Moreover, as market conditions deteriorate, even private housing sales have been lacklustre. A new development in Cheung Sha Wan launched 30 flats yesterday without recording a single transaction. As for some of the more popular new developments in the New Territories, the price per square foot for the latest batch is significantly lower than that of previous batches. With insufficient bank valuations and increasingly conservative mortgage approvals, many first-time buyers who purchased units last year are required to “top up their down payment.” Some have chosen to forfeit their purchases, leading to a wave of forfeited purchases even in the private housing market.

The Centa-City Leading Index (CCL), which reflects the property market, currently stands at 143.38 points, down 0.79% week-on-week and hitting a 14-week low. In the 14 weeks since the cooling measures were lifted, the CCL has seen six increases and eight decreases, with only a 0.25% difference needed to completely erase all gains made after the measures were removed. Property agents estimate that the index will fall below the pre-cooling measure low of 143.02 points by the end of June, with the CCL temporarily down 2.60% in the first half of 2024. The ineffectiveness of lifting the cooling measures reflects the government’s lack of tools to revive the property market. Some major banks pessimistically predict that Hong Kong property prices will fall by another 5% in the second half of the year, which may not be an exaggeration.

Every day, news reports are filled with stories of property owners slashing prices to sell their properties. Some secondary market property owners have cut their asking prices by 20-30% compared to their purchase prices, with extreme cases even seeing losses of over HK$10 million when offloading their properties. The myth of a property market that only rises and never falls has been shattered.
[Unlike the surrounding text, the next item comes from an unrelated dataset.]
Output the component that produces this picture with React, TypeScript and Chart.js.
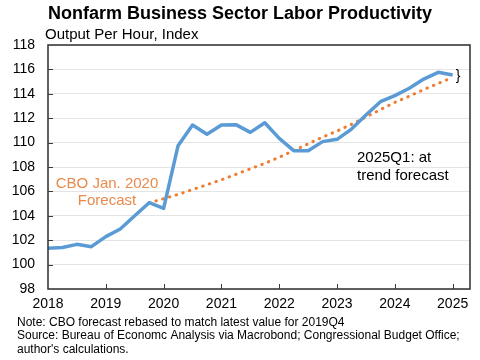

The wave of loss-making sales has also spread to commercial properties. For example, in Causeway Square on Sugar Street in Causeway Bay, a tiny shop changed hands for only HK$80,000, with its property value evaporating by a staggering 94% over the 19 years it was held, leaving people dumbfounded. As the rental market deteriorates, owners unwilling to sell at a loss have no choice but to leave their shops vacant. A surveying firm released a report late last year indicating that the average vacancy rate for commercial properties in Hong Kong’s core areas, such as Causeway Bay, Tsim Sha Tsui, Central, and Mong Kok, had reached 9%. Although the rate fell to 6% in the first quarter of this year, with the sluggish retail and dining markets, no one can guarantee that the second-quarter figures will not rise again.

Those with properties have perseverance, while those without properties lack it. Singapore understands this principle best, with homeownership rates reaching 90%, while Hong Kong’s rate is only 50%. Moreover, this 50% of people face the risk of a declining property market and negative equity. While excessively high property prices naturally lead to public discontent, a property market that only falls and never rises equally undermines public confidence. The Hong Kong government seems to be grappling with striking the right balance.